• [DO THIS]: Print exactly the lines that run from the line containing "Clone this chart in matplotlib." to the line containing "ax = fig.add_axes([0.1538, 0.1508, 0.8077, 0.8185])", both included, and nothing else; pictures stay out.

• [MATERIALS PROVIDED]:
= = =

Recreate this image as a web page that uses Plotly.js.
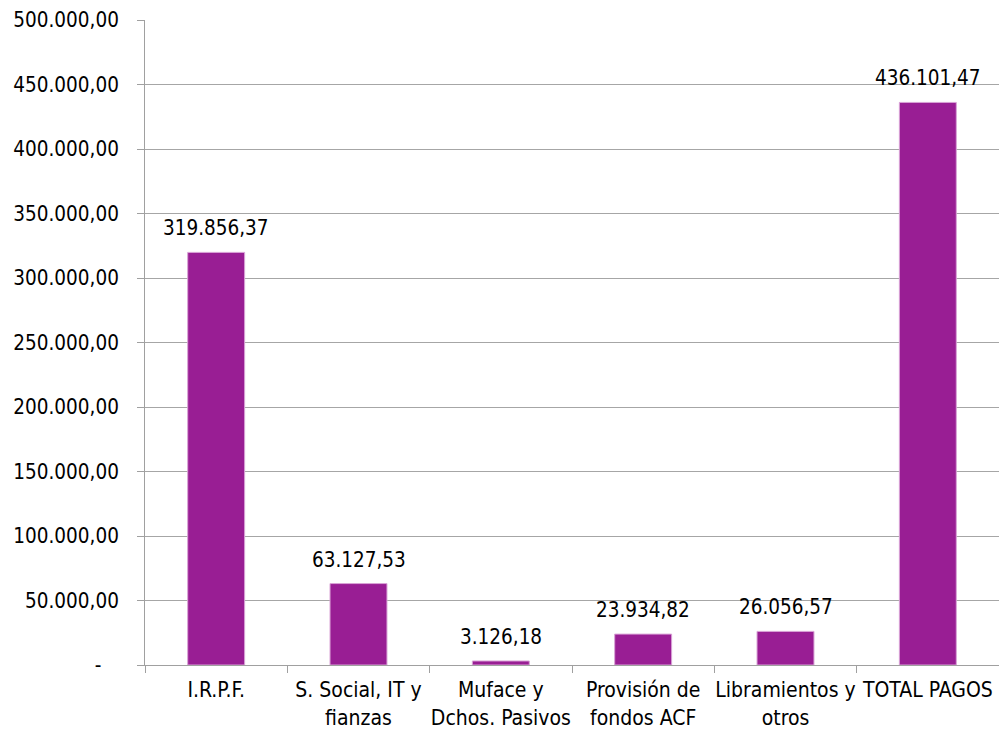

= = =

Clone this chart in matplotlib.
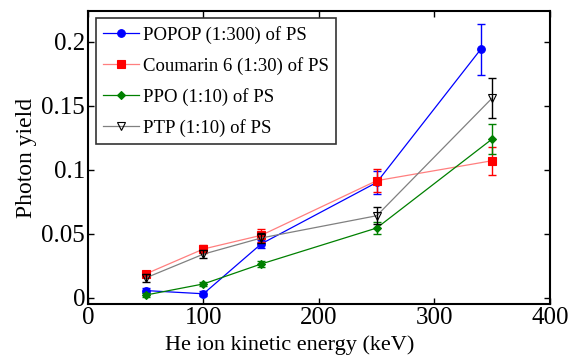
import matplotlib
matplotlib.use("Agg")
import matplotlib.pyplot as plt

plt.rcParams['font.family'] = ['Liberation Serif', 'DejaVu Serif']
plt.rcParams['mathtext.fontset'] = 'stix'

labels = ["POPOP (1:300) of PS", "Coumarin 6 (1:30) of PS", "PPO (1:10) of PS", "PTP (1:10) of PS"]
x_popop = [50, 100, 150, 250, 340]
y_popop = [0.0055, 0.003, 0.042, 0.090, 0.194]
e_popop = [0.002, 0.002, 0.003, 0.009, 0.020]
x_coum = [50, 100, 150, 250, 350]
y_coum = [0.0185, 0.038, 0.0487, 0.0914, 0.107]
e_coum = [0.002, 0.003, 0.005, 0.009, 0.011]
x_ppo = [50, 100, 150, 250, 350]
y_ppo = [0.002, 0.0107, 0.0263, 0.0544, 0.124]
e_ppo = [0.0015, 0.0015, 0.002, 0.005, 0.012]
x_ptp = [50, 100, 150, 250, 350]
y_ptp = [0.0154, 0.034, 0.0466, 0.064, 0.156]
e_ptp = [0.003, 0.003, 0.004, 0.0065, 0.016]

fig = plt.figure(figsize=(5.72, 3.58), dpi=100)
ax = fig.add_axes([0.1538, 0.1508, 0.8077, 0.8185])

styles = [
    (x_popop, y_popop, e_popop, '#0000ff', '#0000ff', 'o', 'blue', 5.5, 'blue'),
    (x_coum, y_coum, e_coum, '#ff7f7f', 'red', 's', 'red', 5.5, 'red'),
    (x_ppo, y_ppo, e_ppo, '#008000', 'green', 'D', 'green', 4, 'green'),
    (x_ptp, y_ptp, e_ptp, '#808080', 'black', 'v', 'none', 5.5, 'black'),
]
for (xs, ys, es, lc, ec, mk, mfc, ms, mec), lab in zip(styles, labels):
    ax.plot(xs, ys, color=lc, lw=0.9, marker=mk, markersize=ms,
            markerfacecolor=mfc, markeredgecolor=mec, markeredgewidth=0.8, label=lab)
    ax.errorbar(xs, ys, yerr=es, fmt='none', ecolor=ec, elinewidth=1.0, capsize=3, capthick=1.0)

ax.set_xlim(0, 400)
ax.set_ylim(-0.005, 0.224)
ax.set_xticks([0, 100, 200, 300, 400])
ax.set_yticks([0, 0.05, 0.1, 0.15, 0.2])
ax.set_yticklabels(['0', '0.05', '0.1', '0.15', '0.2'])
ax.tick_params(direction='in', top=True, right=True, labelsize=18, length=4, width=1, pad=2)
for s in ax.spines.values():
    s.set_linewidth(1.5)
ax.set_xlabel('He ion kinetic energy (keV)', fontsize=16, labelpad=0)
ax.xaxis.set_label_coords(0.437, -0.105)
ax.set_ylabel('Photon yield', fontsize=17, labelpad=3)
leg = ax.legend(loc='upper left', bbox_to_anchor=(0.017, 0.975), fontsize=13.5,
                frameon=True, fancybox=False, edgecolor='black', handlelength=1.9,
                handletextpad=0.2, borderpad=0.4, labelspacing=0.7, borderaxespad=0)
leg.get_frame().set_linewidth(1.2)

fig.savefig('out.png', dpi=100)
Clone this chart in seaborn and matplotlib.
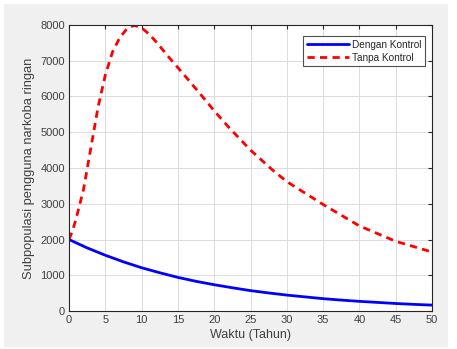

= = =

• [EXERCISE OUTPUT]:
Clone this chart in matplotlib.
import matplotlib
matplotlib.use("Agg")
import matplotlib.pyplot as plt

plt.rcParams['font.family'] = ['Liberation Serif', 'DejaVu Serif']
plt.rcParams['mathtext.fontset'] = 'stix'

labels = ["POPOP (1:300) of PS", "Coumarin 6 (1:30) of PS", "PPO (1:10) of PS", "PTP (1:10) of PS"]
x_popop = [50, 100, 150, 250, 340]
y_popop = [0.0055, 0.003, 0.042, 0.090, 0.194]
e_popop = [0.002, 0.002, 0.003, 0.009, 0.020]
x_coum = [50, 100, 150, 250, 350]
y_coum = [0.0185, 0.038, 0.0487, 0.0914, 0.107]
e_coum = [0.002, 0.003, 0.005, 0.009, 0.011]
x_ppo = [50, 100, 150, 250, 350]
y_ppo = [0.002, 0.0107, 0.0263, 0.0544, 0.124]
e_ppo = [0.0015, 0.0015, 0.002, 0.005, 0.012]
x_ptp = [50, 100, 150, 250, 350]
y_ptp = [0.0154, 0.034, 0.0466, 0.064, 0.156]
e_ptp = [0.003, 0.003, 0.004, 0.0065, 0.016]

fig = plt.figure(figsize=(5.72, 3.58), dpi=100)
ax = fig.add_axes([0.1538, 0.1508, 0.8077, 0.8185])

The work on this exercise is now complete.